Snider knows firsthand how chasing numbers—home runs, batting average, or prospect rankings—can distort an athlete’s self-worth. During the interview, he opened up about tying his identity to on-field performance, and how that narrow mindset haunted him through the highs and lows of his MLB journey.

“The hardest thing is being a kid who builds their whole sense of value around stats,” Snider said. “But your worth isn’t in your numbers—it’s in how you show up, grow, and respond to adversity.”

He encourages young players to resist turning baseball into their identity. Instead, they should embrace it as a vehicle for learning life skills—resilience, focus, leadership—that will outlast their playing days.

Journaling for Growth: A Game-Changer for Emotional Intelligence

At the core of Snider’s work with 3A Athletics is a concept most athletes rarely touch: journaling.

His youth-focused journal isn’t about recording box scores—it’s designed to help athletes reflect on mindset, identity, confidence, and emotional triggers. With pages tailored to both conscious and subconscious growth, young players can explore how frustration, pressure, and even self-talk impact their ability to perform and enjoy the game.

“Athletes often don’t realize how much a bad BP session can sabotage a game. But through journaling, you start seeing patterns,” he said. “Then you learn to respond—not just react.”

For Snider, journaling became his gateway to mental clarity late in his career, especially after confronting deeper emotional challenges. It’s now a cornerstone of what he teaches through his company.

Coaching the Parents, Too: Building Better Sideline Support

Snider emphasized that athlete development isn’t just a kid’s journey—it’s a family one. He highlighted the importance of helping parents recognize how their own sports experiences and reactions shape their child’s self-talk.

“Your voice as a parent becomes their inner critic—or their inner coach,” he said. “We have to model the emotional control and curiosity we want them to show.”

3A Athletics offers parent-specific guidebooks that tackle the infamous “car ride home,” expectations around youth stardom, and how to support young athletes without overwhelming them with judgment.

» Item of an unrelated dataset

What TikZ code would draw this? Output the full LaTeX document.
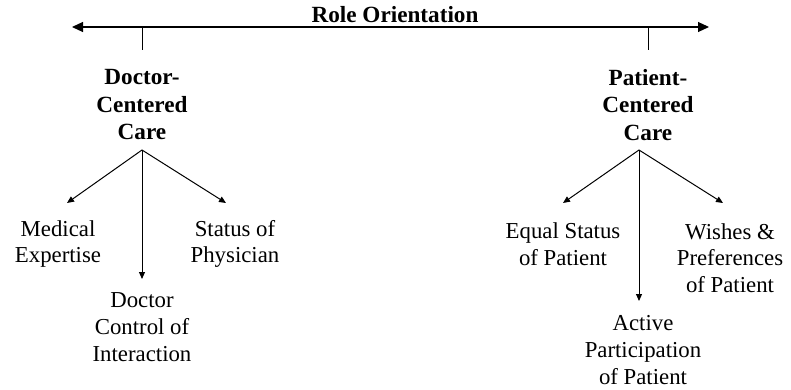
\documentclass[tikz,border=0pt]{standalone}
\usepackage{fontspec}
\setmainfont{Liberation Serif}
\usetikzlibrary{arrows.meta}
\begin{document}
\begin{tikzpicture}[x=1pt,y=-1pt,
  head/.style={font=\fontsize{23.2}{27.5}\selectfont\bfseries,align=center,inner sep=0pt},
  leaf/.style={font=\fontsize{22.8}{26.8}\selectfont,align=center,inner sep=0pt},
  axis/.style={line width=1.1pt,{Triangle[length=11pt,width=10pt]}-{Triangle[length=11pt,width=10pt]}},
  tick/.style={line width=0.8pt},
  branch/.style={line width=1pt,-{Triangle[length=7pt,width=6pt]}}]
\useasboundingbox (0,0) rectangle (791,390);

% orientation axis
\node[head] (title) at (395,15) {Role Orientation};
\coordinate (axL) at (72,27);
\coordinate (axR) at (709,27);
\draw[axis] (axL) -- (axR);
\coordinate (tkL) at (142,27);
\coordinate (tkLb) at (142,50);
\coordinate (tkR) at (648,27);
\coordinate (tkRb) at (648,50);
\draw[tick] (tkL) -- (tkLb);
\draw[tick] (tkR) -- (tkRb);

% doctor-centered side
\node[head] (dc) at (142,105) {Doctor-\\Centered\\Care};
\coordinate (dcroot) at (142,150);
\node[leaf] (med) at (58,244) {Medical\\Expertise};
\node[leaf] (stat) at (235,244) {Status of\\Physician};
\node[leaf] (ctrl) at (142,327) {Doctor\\Control of\\Interaction};
\coordinate (medtip) at (67,203);
\coordinate (stattip) at (226,203);
\coordinate (ctrltip) at (142,279);
\draw[branch] (dcroot) -- (medtip);
\draw[branch] (dcroot) -- (stattip);
\draw[branch] (dcroot) -- (ctrltip);

% patient-centered side
\node[head] (pc) at (648,105) {Patient-\\Centered\\Care};
\coordinate (pcroot) at (639,150);
\node[leaf] (equal) at (563,244) {Equal Status\\of Patient};
\node[leaf] (wish) at (730,258) {Wishes \&\\Preferences\\of Patient};
\node[leaf] (act) at (643,350) {Active\\Participation\\of Patient};
\coordinate (equaltip) at (563,203);
\coordinate (wishtip) at (723,203);
\coordinate (acttip) at (639,301);
\draw[branch] (pcroot) -- (equaltip);
\draw[branch] (pcroot) -- (wishtip);
\draw[branch] (pcroot) -- (acttip);
\end{tikzpicture}
\end{document}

He challenges parents to ask themselves: How did your parents show up in your sports journey? How much of that are you repeating?

3A Athletics: A New Model for Sports Mentorship

Through 3A Athletics, Snider is building a modern approach to athlete development—one where mental health, emotional growth, and healthy relationships are as important as drills and reps.

The company offers:

  • 📘 Athlete Journals for self-reflection and goal-setting

  • 🤝 Parent and Coach Guidebooks to reshape sideline interactions

  • 🗣️ Workshops and Seminars to deepen communication within teams and families

At its heart, the mission is simple: help kids become better athletes by first helping them become more self-aware, confident human beings.

Final Thoughts: The Comeback Is Emotional, Not Just Physical

Snider’s story is one of redemption—not from physical injury or stat slumps, but from the internal battles many athletes never talk about. And now, he's using that journey to give others the tools he wishes he had earlier in his career.

“We all tell kids to grind—but what if we taught them to grow?”

That’s the question Snider and 3A Athletics are answering, one journal, one conversation, and one breakthrough at a time.